• What this task involves
Copy each line that has the string "with" somewhere in it.

• Exercise data
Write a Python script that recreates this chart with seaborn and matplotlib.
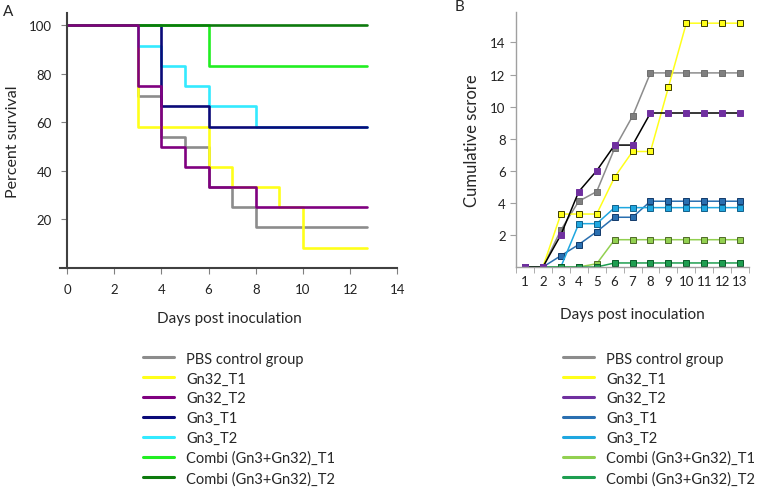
import numpy as np
import pandas as pd
import matplotlib
matplotlib.use("Agg")
import matplotlib.pyplot as plt
from matplotlib.lines import Line2D
import seaborn as sns

sns.set_style("ticks")
plt.rcParams["font.family"] = ["Lato", "DejaVu Sans"]

# %% data
groups = ["PBS control group", "Gn32_T1", "Gn32_T2", "Gn3_T1", "Gn3_T2",
          "Combi (Gn3+Gn32)_T1", "Combi (Gn3+Gn32)_T2"]

# panel A: Kaplan-Meier steps (day, percent survival)
surv_days = {
    "PBS control group": [0, 3, 4, 5, 6, 7, 8, 12.7],
    "Gn32_T1": [0, 3, 6, 7, 9, 10, 12.7],
    "Gn32_T2": [0, 3, 4, 5, 6, 8, 12.7],
    "Gn3_T1": [0, 4, 6, 12.7],
    "Gn3_T2": [0, 3, 4, 5, 6, 8, 12.7],
    "Combi (Gn3+Gn32)_T1": [0, 6, 12.7],
    "Combi (Gn3+Gn32)_T2": [0, 12.7],
}
surv_pct = {
    "PBS control group": [100, 70.8, 54.2, 50, 33.3, 25, 16.7, 16.7],
    "Gn32_T1": [100, 58.3, 41.7, 33.3, 25, 8.3, 8.3],
    "Gn32_T2": [100, 75, 50, 41.7, 33.3, 25, 25],
    "Gn3_T1": [100, 66.7, 58.3, 58.3],
    "Gn3_T2": [100, 91.7, 83.3, 75, 66.7, 58.3, 58.3],
    "Combi (Gn3+Gn32)_T1": [100, 83.3, 83.3],
    "Combi (Gn3+Gn32)_T2": [100, 100],
}

# panel B: cumulative score per day
days = list(range(1, 14))
score = {
    "PBS control group": [0, 0, 2.3, 4.1, 4.7, 7.4, 9.4, 12.1, 12.1, 12.1, 12.1, 12.1, 12.1],
    "Gn32_T1": [0, 0, 3.3, 3.3, 3.3, 5.6, 7.2, 7.2, 11.2, 15.2, 15.2, 15.2, 15.2],
    "Gn32_T2": [0, 0, 2.0, 4.7, 6.0, 7.6, 7.6, 9.6, 9.6, 9.6, 9.6, 9.6, 9.6],
    "Gn3_T1": [0, 0, 0.7, 1.4, 2.2, 3.1, 3.1, 4.1, 4.1, 4.1, 4.1, 4.1, 4.1],
    "Gn3_T2": [0, 0, 0, 2.7, 2.7, 3.7, 3.7, 3.7, 3.7, 3.7, 3.7, 3.7, 3.7],
    "Combi (Gn3+Gn32)_T1": [0, 0, 0, 0, 0.2, 1.7, 1.7, 1.7, 1.7, 1.7, 1.7, 1.7, 1.7],
    "Combi (Gn3+Gn32)_T2": [0, 0, 0, 0, 0, 0.25, 0.25, 0.25, 0.25, 0.25, 0.25, 0.25, 0.25],
}

# %% colours
colors_a = {
    "PBS control group": "#8c8c8c", "Gn32_T1": "#ffff1a", "Gn32_T2": "#800080",
    "Gn3_T1": "#0a0a78", "Gn3_T2": "#33eaff",
    "Combi (Gn3+Gn32)_T1": "#22ee22", "Combi (Gn3+Gn32)_T2": "#0d7a0d",
}
# (line, marker face, marker edge)
colors_b = {
    "PBS control group": ("#8c8c8c", "#7f7f7f", "#6f6f6f"),
    "Gn32_T1": ("#ffff1a", "#ffff1a", "#3a3a00"),
    "Gn32_T2": ("#000000", "#7030a0", "#7030a0"),
    "Gn3_T1": ("#2a6fb0", "#2a6fb0", "#123a6a"),
    "Gn3_T2": ("#1fa7e0", "#1fa7e0", "#11608a"),
    "Combi (Gn3+Gn32)_T1": ("#92d050", "#92d050", "#4f6a28"),
    "Combi (Gn3+Gn32)_T2": ("#1e9e50", "#1e9e50", "#0a5a2a"),
}
legend_b = {
    "PBS control group": "#8c8c8c", "Gn32_T1": "#ffff1a", "Gn32_T2": "#7030a0",
    "Gn3_T1": "#2a6fb0", "Gn3_T2": "#1fa7e0",
    "Combi (Gn3+Gn32)_T1": "#92d050", "Combi (Gn3+Gn32)_T2": "#1e9e50",
}

draw_order_a = ["PBS control group", "Gn32_T1", "Gn3_T2", "Gn3_T1",
                "Combi (Gn3+Gn32)_T1", "Combi (Gn3+Gn32)_T2", "Gn32_T2"]
draw_order_b = ["PBS control group", "Gn32_T1", "Gn3_T1", "Gn3_T2",
                "Combi (Gn3+Gn32)_T1", "Combi (Gn3+Gn32)_T2", "Gn32_T2"]

df_a = pd.concat([pd.DataFrame({"Day": surv_days[g], "Survival": surv_pct[g], "Group": g})
                  for g in groups])

fig = plt.figure(figsize=(7.6, 4.89), dpi=100)
ax_a = fig.add_axes([0.0789, 0.450, 0.447, 0.5207])
ax_b = fig.add_axes([0.679, 0.452, 0.3066, 0.5215])

# %% panel A
sns.lineplot(data=df_a, x="Day", y="Survival", hue="Group", hue_order=draw_order_a,
             palette=colors_a, drawstyle="steps-post", linewidth=1.9, legend=False,
             estimator=None, ax=ax_a)
ax_a.set_xlim(-0.3, 14.1)
ax_a.set_ylim(0, 105)
ax_a.set_xticks(range(0, 15, 2))
ax_a.set_yticks([20, 40, 60, 80, 100])
ax_a.spines[["top", "right"]].set_visible(False)
ax_a.spines["left"].set_position(("data", 0))
ax_a.spines["bottom"].set_bounds(-0.3, 14)
for s in ["left", "bottom"]:
    ax_a.spines[s].set_color("#404040")
    ax_a.spines[s].set_linewidth(1.5)
ax_a.tick_params(length=4, width=0.8, color="#808080", labelsize=9.5, labelcolor="#222222", pad=7)
ax_a.set_xlabel("Days post inoculation", fontsize=11, labelpad=11)
ax_a.set_ylabel("Percent survival", fontsize=11.5, labelpad=6)
fig.text(0.004, 0.975, "A", fontsize=11, va="center")

# %% panel B
for g in draw_order_b:
    line_c, face_c, edge_c = colors_b[g]
    sns.lineplot(x=days, y=score[g], color=line_c, marker="s", markersize=4.5,
                 markerfacecolor=face_c, markeredgecolor=edge_c, markeredgewidth=0.7,
                 linewidth=1.1, ax=ax_b)
ax_b.set_xlim(0.5, 13.5)
ax_b.set_ylim(0, 15.9)
ax_b.set_xticks(days)
ax_b.set_xticks(np.arange(0.5, 14, 1), minor=True)
ax_b.set_yticks([2, 4, 6, 8, 10, 12, 14])
ax_b.spines[["top", "right"]].set_visible(False)
for s in ["left", "bottom"]:
    ax_b.spines[s].set_color("#a0a0a0")
    ax_b.spines[s].set_linewidth(1.0)
ax_b.tick_params(axis="x", which="major", length=0, labelsize=9.5, pad=6, labelcolor="#222222")
ax_b.tick_params(axis="x", which="minor", length=4, color="#a0a0a0")
ax_b.tick_params(axis="y", length=4, color="#a0a0a0", labelsize=9.5, labelcolor="#222222")
ax_b.set_xlabel("Days post inoculation", fontsize=11, labelpad=14)
ax_b.set_ylabel("Cumulative scrore", fontsize=12, labelpad=7)
fig.text(0.598, 0.985, "B", fontsize=11, va="center")

# %% legends
handles_a = [Line2D([], [], color=colors_a[g], lw=2.2) for g in groups]
handles_b = [Line2D([], [], color=legend_b[g], lw=2.2) for g in groups]
for handles, x0 in [(handles_a, 0.188), (handles_b, 0.741)]:
    fig.legend(handles, groups, loc="upper left", bbox_to_anchor=(x0, 0.279),
               frameon=False, fontsize=10.5, handlelength=2.1, handletextpad=0.85,
               labelspacing=0.4, borderpad=0, borderaxespad=0)

fig.savefig("out.png", dpi=100)
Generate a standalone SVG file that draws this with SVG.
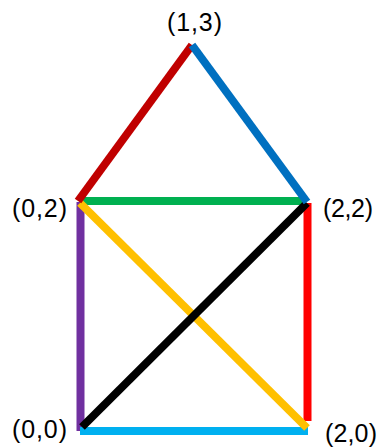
<svg xmlns="http://www.w3.org/2000/svg" width="381" height="448" viewBox="0 0 381 448">
<style>
.e{stroke-width:8;stroke-linecap:butt;fill:none}
.l{font-family:"Liberation Sans",Arial,sans-serif;font-size:25px;fill:#000}
</style>
<rect width="381" height="448" fill="#fff"/>
<g id="connectors">
<line class="e" x1="80.5" y1="202" x2="80.5" y2="431" stroke="#7030A0"/>
<line class="e" x1="307.5" y1="203" x2="307.5" y2="421" stroke="#FF0000"/>
<line class="e" x1="80" y1="431" x2="308" y2="431" stroke="#00B0F0"/>
<line class="e" x1="80" y1="201" x2="306" y2="201" stroke="#00B050"/>
<line class="e" x1="80" y1="203" x2="307" y2="428" stroke="#FFC000"/>
<line class="e" x1="82" y1="427" x2="307" y2="203" stroke="#000000"/>
<line class="e" x1="78" y1="201" x2="192" y2="45" stroke="#C00000"/>
<line class="e" x1="192" y1="45" x2="307" y2="202" stroke="#0070C0"/>
</g>
<g id="n13"><text class="l" x="167" y="31" textLength="55">(1,3)</text></g>
<g id="n02"><text class="l" x="12" y="217" textLength="55">(0,2)</text></g>
<g id="n22"><text class="l" x="323" y="217" textLength="50">(2,2)</text></g>
<g id="n00"><text class="l" x="12" y="438" textLength="55">(0,0)</text></g>
<g id="n20"><text class="l" x="325" y="442" textLength="52">(2,0)</text></g>
</svg>
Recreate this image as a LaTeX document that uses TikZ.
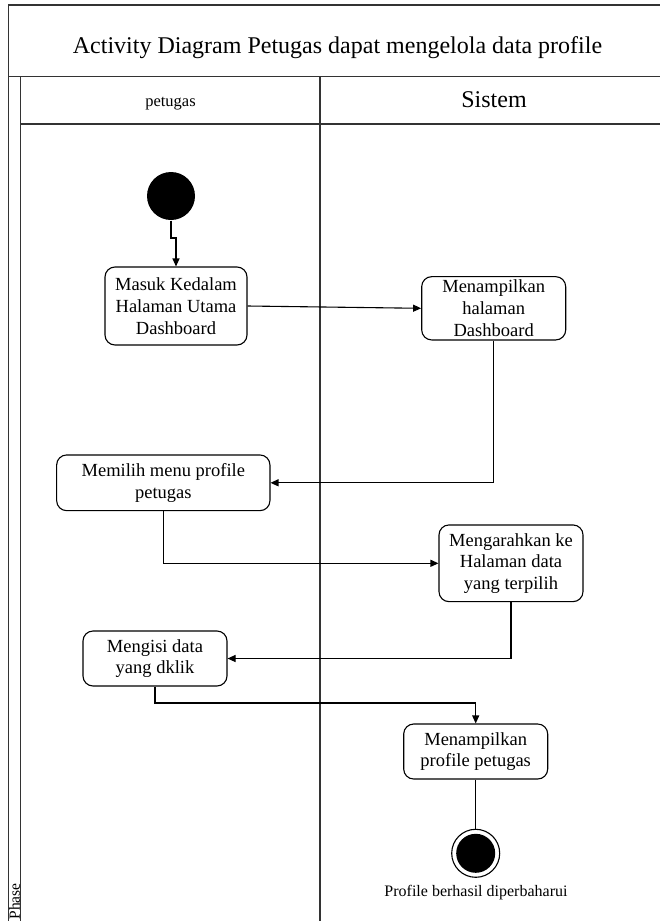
\documentclass[tikz,border=0pt]{standalone}
\usepackage{fontspec}
\setmainfont{Liberation Serif}
\usetikzlibrary{arrows.meta}
\begin{document}
\begin{tikzpicture}[x=1pt,y=-1pt,line width=1.1pt,
  lane/.style={draw=black!80,line width=1.2pt},
  actbox/.style={draw,rounded corners=10pt,align=center,inner sep=2pt,
    font=\fontsize{18.5}{21.7}\selectfont},
  flow/.style={-{Triangle[length=8pt,width=7pt]}},
  plain/.style={-},
  startdot/.style={circle,fill=black,minimum size=48pt,inner sep=0pt},
  enddot/.style={circle,draw,minimum size=48pt,inner sep=0pt}]
\useasboundingbox (0,0) rectangle (659,921);
% frame and swimlanes
\draw[lane] (670,5) -- (8.3,5) -- (8.3,930);
\draw[lane] (8.3,76.7) -- (670,76.7);
\draw[lane] (20.7,76.7) -- (20.7,930);
\draw[lane] (20.7,124) -- (670,124);
\draw[lane] (320,76.7) -- (320,930);
\node[anchor=base,font=\fontsize{24}{28}\selectfont] (title) at (337.5,53.3) {Activity Diagram Petugas dapat mengelola data profile};
\node[anchor=base,font=\fontsize{16.5}{20}\selectfont] (lanea) at (170.5,106) {petugas};
\node[anchor=base,font=\fontsize{24}{28}\selectfont] (laneb) at (494,107.3) {Sistem};
\node[rotate=90,anchor=west,inner sep=0pt,font=\fontsize{15.5}{18}\selectfont] (phase) at (14.5,920) {Phase};
% activity nodes
\node[startdot] (start) at (171,196) {};
\node[actbox,minimum width=142pt,minimum height=78pt] (b1) at (176,306) {Masuk Kedalam\\Halaman Utama\\Dashboard};
\node[actbox,minimum width=144pt,minimum height=63.3pt] (b2) at (493.7,308.3) {Menampilkan\\halaman\\Dashboard};
\node[actbox,minimum width=213.3pt,minimum height=55.7pt] (b3) at (163.3,482.8) {Memilih menu profile\\petugas};
\node[actbox,minimum width=144pt,minimum height=76.7pt] (b4) at (511,563.3) {Mengarahkan ke\\Halaman data\\yang terpilih};
\node[actbox,minimum width=144pt,minimum height=55pt] (b5) at (155,658.5) {Mengisi data\\yang dklik};
\node[actbox,minimum width=144pt,minimum height=55pt] (b6) at (475.7,751.5) {Menampilkan\\profile petugas};
\node[enddot] (end) at (475.7,853.3) {};
\fill (end.center) circle (19.5);
\node[anchor=base,font=\fontsize{16}{19}\selectfont] (endlbl) at (476,896.7) {Profile berhasil diperbaharui};
% connectors
\coordinate (j1) at (171,238);
\coordinate (j2) at (155,703);
\draw[flow] (start.south) -- (j1) -| (b1.north);
\draw[flow] (b1.east) -- (b2.west);
\draw[flow] (b2.south) |- (b3.east);
\draw[flow] (b3.south) |- (b4.west);
\draw[flow] (b4.south) |- (b5.east);
\draw[flow] (b5.south) -- (j2) -| (b6.north);
\draw[plain] (b6.south) -- (end.north);
\end{tikzpicture}
\end{document}
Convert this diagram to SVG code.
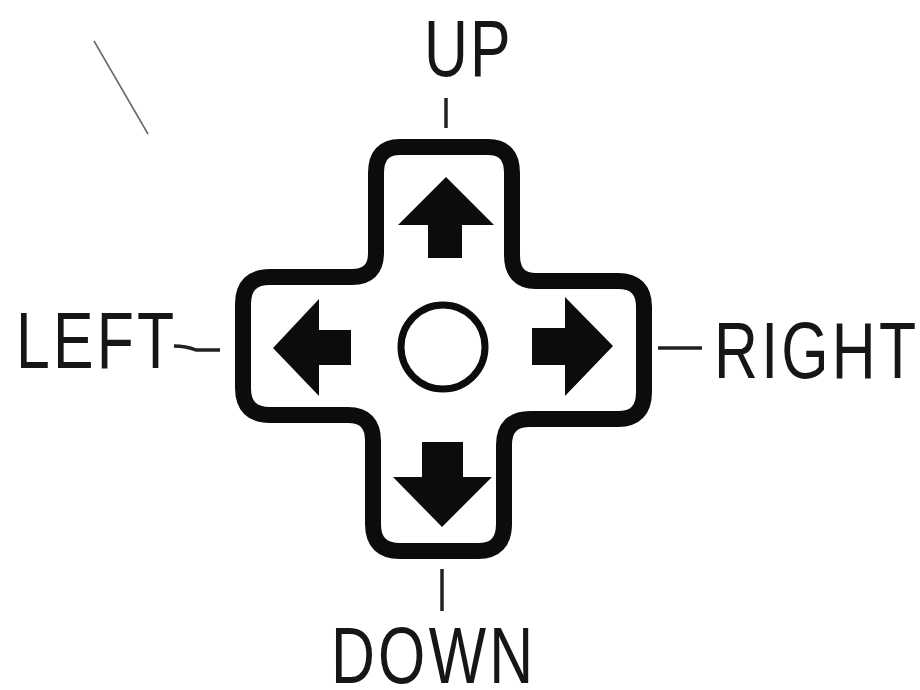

• The completed task
Write a Python script that recreates this chart with seaborn and matplotlib.
Generate a standalone SVG file that draws this with SVG.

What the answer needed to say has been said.